Design and Development of Regioselective Carbon–Carbon Bond Formation via Excited Transition Metal Catalysis under Visible Light

The construction of carbon–carbon (C–C) bonds with high regioselectivity remains a central goal in organic synthesis due to its pivotal role in assembling complex molecular architectures. Recent advances in photoredox catalysis have revolutionized synthetic strategies by enabling the generation of reactive intermediates under mild and environmentally benign conditions. This thesis explores the design and development of regioselective C–C bond-forming methodologies mediated by visible-light photoredox catalysis in complex molecular architectures such as carbohydrates and simple molecular structures such as styrenes, with a focus on both mechanistic understanding and synthetic applications.

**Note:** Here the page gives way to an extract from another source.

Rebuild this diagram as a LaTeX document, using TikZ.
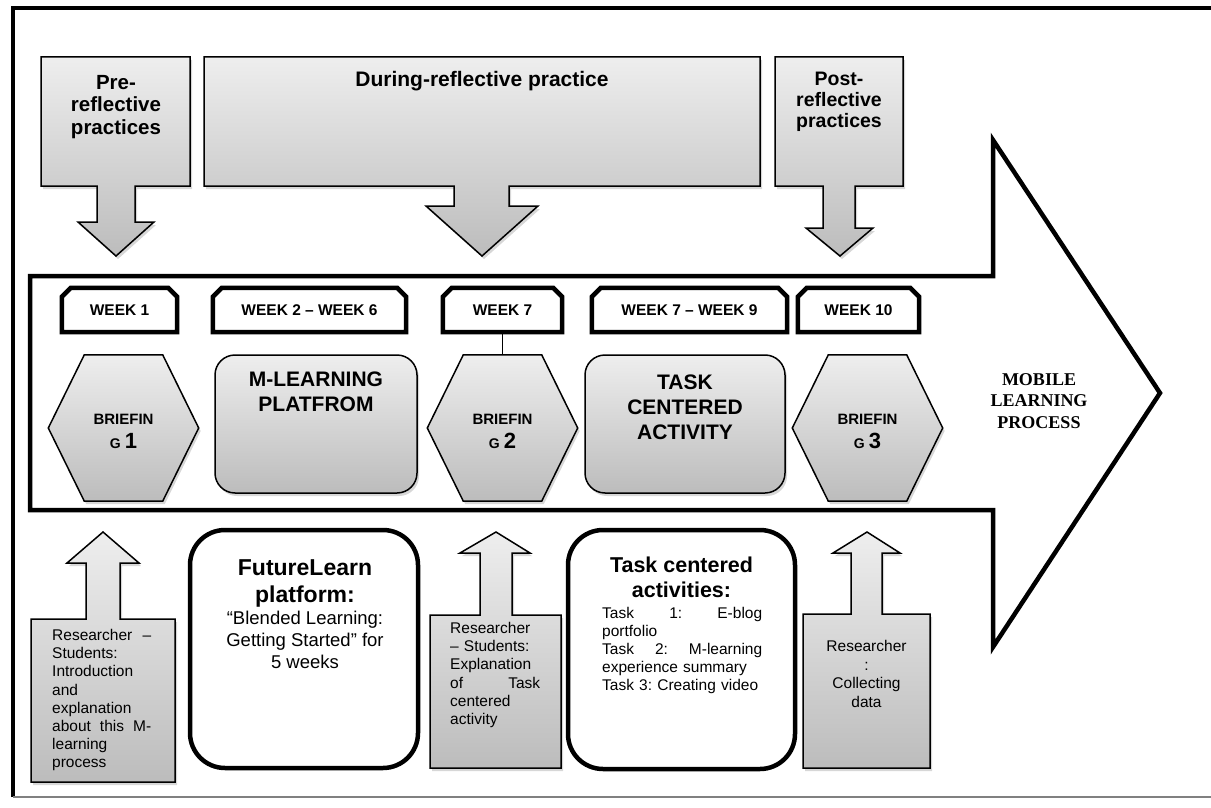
\documentclass[tikz,border=0pt]{standalone}
\usepackage{fontspec}
\setmainfont{Liberation Sans}
\newfontfamily\serifbf{Liberation Serif}
\usetikzlibrary{shadows,calc}
\frenchspacing
\definecolor{gtop}{HTML}{EEEEEE}
\definecolor{gbot}{HTML}{BCBCBC}
\definecolor{framegray}{HTML}{808080}
\tikzset{
  shadowed/.style={drop shadow={shadow xshift=2pt,shadow yshift=-3pt,opacity=0.35,fill=black!45}},
  callout/.style={top color=gtop,bottom color=gbot,draw=black,line width=1.5pt,line join=miter,shadowed},
  calltext/.style={font=\bfseries\fontsize{20.5}{22.5}\selectfont,align=center,inner sep=0pt},
  posttext/.style={font=\bfseries\fontsize{19.5}{21}\selectfont,align=center,inner sep=0pt},
  bigarrow/.style={draw=black,line width=4.5pt,line join=miter},
  weeknode/.style={inner sep=0pt,minimum height=44pt,font=\bfseries\fontsize{15.5}{17}\selectfont},
  weekline/.style={draw=black,line width=4.5pt,line join=miter},
  hexbox/.style={inner sep=0pt,minimum width=150pt,minimum height=146pt},
  hexstyle/.style={top color=gtop,bottom color=gbot,draw=black,line width=1.5pt,shadowed},
  hextext/.style={font=\bfseries\fontsize{15}{24}\selectfont,align=center,inner sep=0pt},
  graybox/.style={rounded corners=20pt,top color=gtop,bottom color=gbot,draw=black,line width=1.5pt,shadowed,inner sep=0pt},
  bigbold/.style={font=\bfseries\fontsize{21}{25}\selectfont,align=center,inner sep=0pt},
  whitebox/.style={rounded corners=35pt,draw=black,fill=white,line width=4.5pt,inner sep=0pt},
  headbold/.style={font=\bfseries\fontsize{23}{27}\selectfont,align=center,inner sep=0pt},
  bodytext/.style={font=\fontsize{18.5}{22}\selectfont,align=center,inner sep=0pt},
  smalltext/.style={font=\fontsize{15.5}{18.2}\selectfont,align=left,inner sep=0pt},
  centertext/.style={font=\fontsize{15.5}{18.7}\selectfont,align=center,inner sep=0pt},
  uparrow/.style={top color=gtop,bottom color=gbot,draw=black,line width=1.5pt,line join=miter,shadowed},
  link/.style={draw=black,line width=1.2pt},
  mobiletext/.style={font=\serifbf\bfseries\fontsize{18}{21.5}\selectfont,align=center,inner sep=0pt}
}
\newcommand\weekbox[4]{%
  \node[weeknode,minimum width={#3-#2}] (#1) at ({(#2+#3)/2},310) {#4};
  \draw[weekline] (#1.south west) -- ($(#1.north west)+(0,9)$) -- ($(#1.north west)+(9,0)$)
    -- ($(#1.north east)+(-9,0)$) -- ($(#1.north east)+(0,9)$) -- (#1.south east) -- cycle;}
\newcommand\hexshape[3]{%
  \node[hexbox] (#1) at (#2,428) {};
  \path[hexstyle] (#1.west) -- ($(#1.north west)+(36,0)$) -- ($(#1.north east)+(-36,0)$)
    -- (#1.east) -- ($(#1.south east)+(-36,0)$) -- ($(#1.south west)+(36,0)$) -- cycle;
  \node[hextext] (#1t) at (#2,431) {BRIEFIN\\{\fontsize{14}{14}\selectfont G} {\fontsize{22}{22}\selectfont #3}};}
\begin{document}
\begin{tikzpicture}[x=1pt,y=-1pt]
\useasboundingbox (0,0) rectangle (1211,808);
% frame
\draw[line width=4pt] (13,797) -- (13,8) -- (1213,8);
\draw[framegray,line width=1.5pt] (13,797) -- (1211,797);

% top callouts
\path[callout] (41,57) -- (190,57) -- (190,186) -- (135,186) -- (135,222) -- (154,222) -- (116,256)
  -- (78,222) -- (97,222) -- (97,186) -- (41,186) -- cycle;
\node[calltext] (pre) at (116,107) {Pre-\\reflective\\practices};

\path[callout] (204,57) -- (760,57) -- (760,186) -- (509,186) -- (509,206) -- (538,206) -- (482,256)
  -- (426,206) -- (454,206) -- (454,186) -- (204,186) -- cycle;
\node[calltext,font=\bfseries\fontsize{21}{24}\selectfont] (during) at (482,81) {During-reflective practice};

\path[callout] (775,57) -- (903,57) -- (903,186) -- (855,186) -- (855,228) -- (873,228) -- (840,256)
  -- (806,228) -- (823,228) -- (823,186) -- (775,186) -- cycle;
\node[posttext] (post) at (839,102) {Post-\\reflective\\practices};

% big process arrow
\draw[bigarrow] (30,276) -- (993,276) -- (993,140) -- (1160,393) -- (993,647) -- (993,510) -- (30,510) -- cycle;
\node[mobiletext] (mobile) at (1039,401) {MOBILE\\LEARNING\\PROCESS};

% week labels
\weekbox{w1}{62}{177}{WEEK 1}
\weekbox{w2}{213}{406}{WEEK 2 -- WEEK 6}
\weekbox{w7}{443}{562}{WEEK 7}
\weekbox{w79}{592}{787}{WEEK 7 -- WEEK 9}
\weekbox{w10}{798}{919}{WEEK 10}

% hexagons
\hexshape{h1}{123.5}{1}
\hexshape{h2}{502.5}{2}
\hexshape{h3}{867.5}{3}
\draw[link] (w7.south) -- (h2.north);

% gray rounded boxes
\node[graybox,minimum width=202pt,minimum height=138pt] (ml) at (316,424) {};
\node[bigbold,anchor=north] (mltext) at (316,372) {M-LEARNING\\PLATFROM};
\node[graybox,minimum width=200pt,minimum height=138pt] (tc) at (685,424) {};
\node[bigbold,anchor=north] (tctext) at (685,375) {TASK\\CENTERED\\ACTIVITY};

% up arrows
\path[uparrow] (31,619) -- (86,619) -- (86,563) -- (67,563) -- (103,532) -- (139,563) -- (120,563)
  -- (120,619) -- (175,619) -- (175,782) -- (31,782) -- cycle;
\node[smalltext,text width=99pt,anchor=north west] (a1) at (52,629)
  {Researcher\hfill --\\Students:\\Introduction\\and\\explanation\\about\hfill this\hfill M-\\learning\\process};

\path[uparrow] (430,615) -- (480,615) -- (480,553) -- (460,553) -- (496,532) -- (530,553) -- (512,553)
  -- (512,615) -- (561,615) -- (561,768) -- (430,768) -- cycle;
\node[smalltext,text width=90pt,anchor=north west] (a2) at (450,622)
  {Researcher\\-- Students:\\Explanation\\of\hfill Task\\centered\\activity};

\path[uparrow] (803,614) -- (851,614) -- (851,553) -- (833,553) -- (867,532) -- (900,553) -- (882,553)
  -- (882,614) -- (930,614) -- (930,768) -- (803,768) -- cycle;
\node[centertext,anchor=north] (a3) at (866.5,640) {Researcher\\:\\Collecting\\data};

% white rounded boxes
\node[whitebox,minimum width=228pt,minimum height=238pt] (fl) at (304,649) {};
\node[headbold,anchor=north] (flhead) at (305,559) {FutureLearn\\platform:};
\node[bodytext,anchor=north] (flbody) at (305,611) {``Blended Learning:\\Getting Started'' for\\5 weeks};

\node[whitebox,minimum width=227pt,minimum height=239pt] (tb) at (681.5,649.5) {};
\node[headbold,font=\bfseries\fontsize{21.5}{25}\selectfont,anchor=north] (tbhead) at (681.5,557) {Task centered\\activities:};
\node[smalltext,font=\fontsize{15.5}{18}\selectfont,text width=160pt,anchor=north west] (tbbody) at (602,607)
  {Task\hfill 1:\hfill E-blog\\portfolio\\Task\hfill 2:\hfill M-learning\\experience summary\\Task 3: Creating video};
\end{tikzpicture}
\end{document}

By leveraging unconventional photocatalytic systems—specifically palladium- and copper-based photocatalysts—we explore radical pathways that enable precise site-selective functionalizations. Central to this work are: (i) excited-state palladium-catalyzed selective transformations at the C1-position of sugars, (ii) excited-state palladium-catalyzed functionalizations at the C2-position of sugars, and (iii) excited-state copper-catalyzed α-carbo-β-oxo difunctionalization of styrenes. Regioselectivity is finely controlled through deliberate substrate engineering and careful modulation of reaction conditions, with unique acyloxy migration mechanisms playing a pivotal role in the latter two transformations. These methodologies further facilitate late-stage diversification of structurally complex scaffolds, broadening the scope of tools available for medicinal chemistry and molecular editing. Mechanistic investigations, via radical clock experiments, kinetic isotope effects, and computational modeling, provide insight into the reaction pathways and catalyst-substrate interactions governing regioselectivity.

Overall, this work not only highlights the synthetic potential of visible-light photoredox catalysis but also establishes new paradigms for regioselective C-C bond construction, offering scalable and sustainable alternatives to classical methods and laying a foundation for future innovations in organic synthesis.